>> Start Dataset content

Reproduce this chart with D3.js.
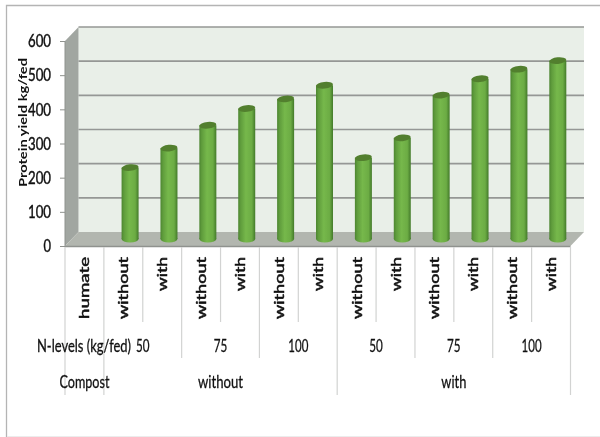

>> End Dataset content
>> Start Dataset content

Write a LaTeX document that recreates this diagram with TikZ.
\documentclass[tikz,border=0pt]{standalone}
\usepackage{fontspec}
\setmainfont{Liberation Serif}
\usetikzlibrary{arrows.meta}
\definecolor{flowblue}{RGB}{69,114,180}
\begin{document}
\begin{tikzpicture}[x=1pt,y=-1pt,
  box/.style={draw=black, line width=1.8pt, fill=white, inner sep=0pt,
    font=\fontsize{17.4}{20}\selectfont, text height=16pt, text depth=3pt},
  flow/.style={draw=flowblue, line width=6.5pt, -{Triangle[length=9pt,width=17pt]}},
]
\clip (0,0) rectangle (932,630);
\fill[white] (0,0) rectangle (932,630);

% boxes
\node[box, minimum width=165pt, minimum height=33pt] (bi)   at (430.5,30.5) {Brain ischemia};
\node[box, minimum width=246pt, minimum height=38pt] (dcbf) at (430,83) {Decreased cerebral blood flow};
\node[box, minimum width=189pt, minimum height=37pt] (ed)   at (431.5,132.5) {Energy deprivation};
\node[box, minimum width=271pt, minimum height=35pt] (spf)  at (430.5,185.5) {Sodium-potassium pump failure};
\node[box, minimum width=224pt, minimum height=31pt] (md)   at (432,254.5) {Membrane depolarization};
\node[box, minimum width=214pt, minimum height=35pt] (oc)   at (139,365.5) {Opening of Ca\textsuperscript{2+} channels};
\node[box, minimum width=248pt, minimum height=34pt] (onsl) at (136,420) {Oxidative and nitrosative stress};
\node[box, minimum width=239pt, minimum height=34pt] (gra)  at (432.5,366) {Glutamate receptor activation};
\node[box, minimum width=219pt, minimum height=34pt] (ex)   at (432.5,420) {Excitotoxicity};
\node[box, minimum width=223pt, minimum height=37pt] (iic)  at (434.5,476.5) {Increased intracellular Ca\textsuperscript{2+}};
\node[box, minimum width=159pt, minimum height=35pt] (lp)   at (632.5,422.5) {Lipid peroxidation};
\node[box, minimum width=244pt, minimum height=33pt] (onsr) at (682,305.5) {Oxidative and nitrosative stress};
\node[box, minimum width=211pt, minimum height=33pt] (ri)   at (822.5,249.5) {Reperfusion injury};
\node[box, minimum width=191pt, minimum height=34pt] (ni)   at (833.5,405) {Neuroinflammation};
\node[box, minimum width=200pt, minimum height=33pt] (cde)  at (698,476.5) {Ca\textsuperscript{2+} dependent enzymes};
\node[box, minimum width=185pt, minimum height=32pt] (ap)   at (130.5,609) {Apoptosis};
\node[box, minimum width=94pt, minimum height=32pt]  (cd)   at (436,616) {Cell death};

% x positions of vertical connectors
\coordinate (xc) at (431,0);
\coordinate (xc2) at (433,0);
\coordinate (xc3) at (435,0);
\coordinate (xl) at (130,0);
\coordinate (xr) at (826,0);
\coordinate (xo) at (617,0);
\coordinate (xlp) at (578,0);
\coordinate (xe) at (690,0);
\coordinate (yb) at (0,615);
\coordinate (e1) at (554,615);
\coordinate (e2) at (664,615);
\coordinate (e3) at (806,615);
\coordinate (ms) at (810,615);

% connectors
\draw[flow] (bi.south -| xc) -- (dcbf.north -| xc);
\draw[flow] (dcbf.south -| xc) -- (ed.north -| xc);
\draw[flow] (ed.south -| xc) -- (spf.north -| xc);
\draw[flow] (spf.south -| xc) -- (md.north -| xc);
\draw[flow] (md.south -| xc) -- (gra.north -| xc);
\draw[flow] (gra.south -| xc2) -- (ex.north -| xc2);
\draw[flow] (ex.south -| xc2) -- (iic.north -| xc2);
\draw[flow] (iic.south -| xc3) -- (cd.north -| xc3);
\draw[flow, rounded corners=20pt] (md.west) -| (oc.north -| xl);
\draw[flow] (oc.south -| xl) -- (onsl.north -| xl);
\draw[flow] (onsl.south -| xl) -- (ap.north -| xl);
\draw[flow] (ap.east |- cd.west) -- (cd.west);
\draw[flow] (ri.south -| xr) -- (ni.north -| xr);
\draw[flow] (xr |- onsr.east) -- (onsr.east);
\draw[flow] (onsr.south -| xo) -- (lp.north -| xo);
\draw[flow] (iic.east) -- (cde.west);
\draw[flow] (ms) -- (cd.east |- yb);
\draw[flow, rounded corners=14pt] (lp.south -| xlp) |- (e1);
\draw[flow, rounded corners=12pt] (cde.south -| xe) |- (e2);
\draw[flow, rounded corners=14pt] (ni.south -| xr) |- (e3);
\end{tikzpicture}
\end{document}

>> End Dataset content
>> Start Dataset content

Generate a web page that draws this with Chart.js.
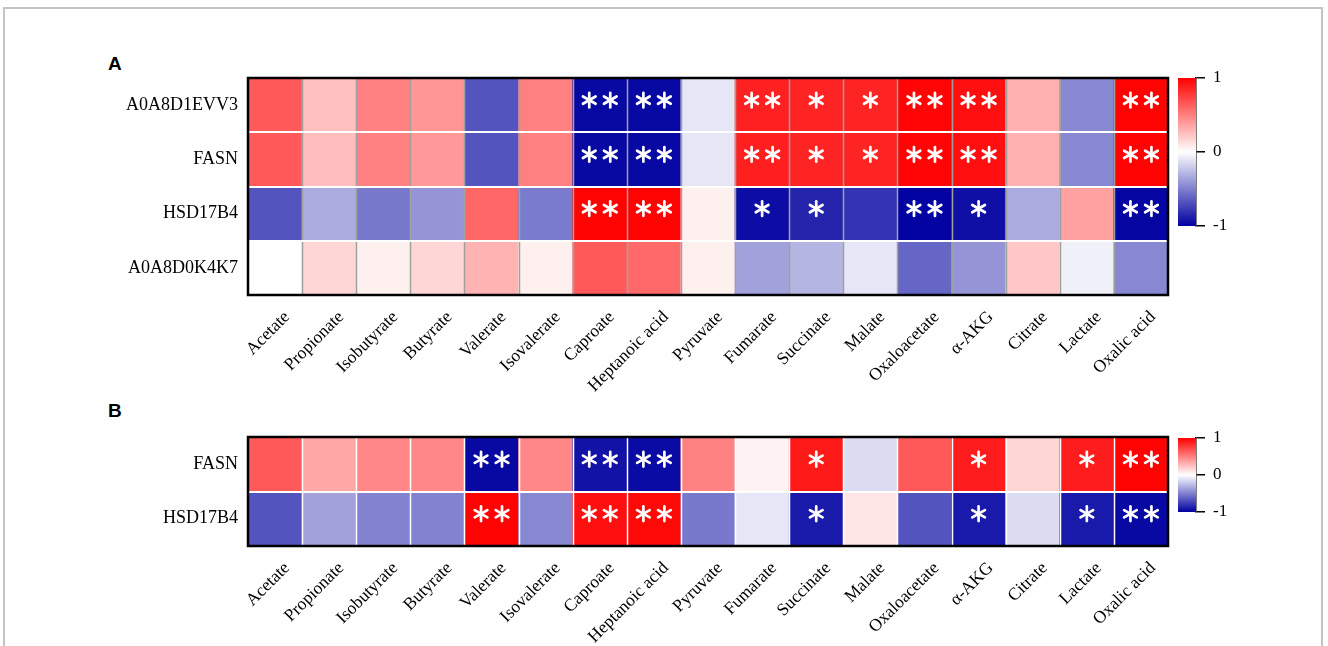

>> End Dataset content

» **What is needed**
Say how many lines of the data include the word "that". Nothing other than the number should be given.

» **Output below**
2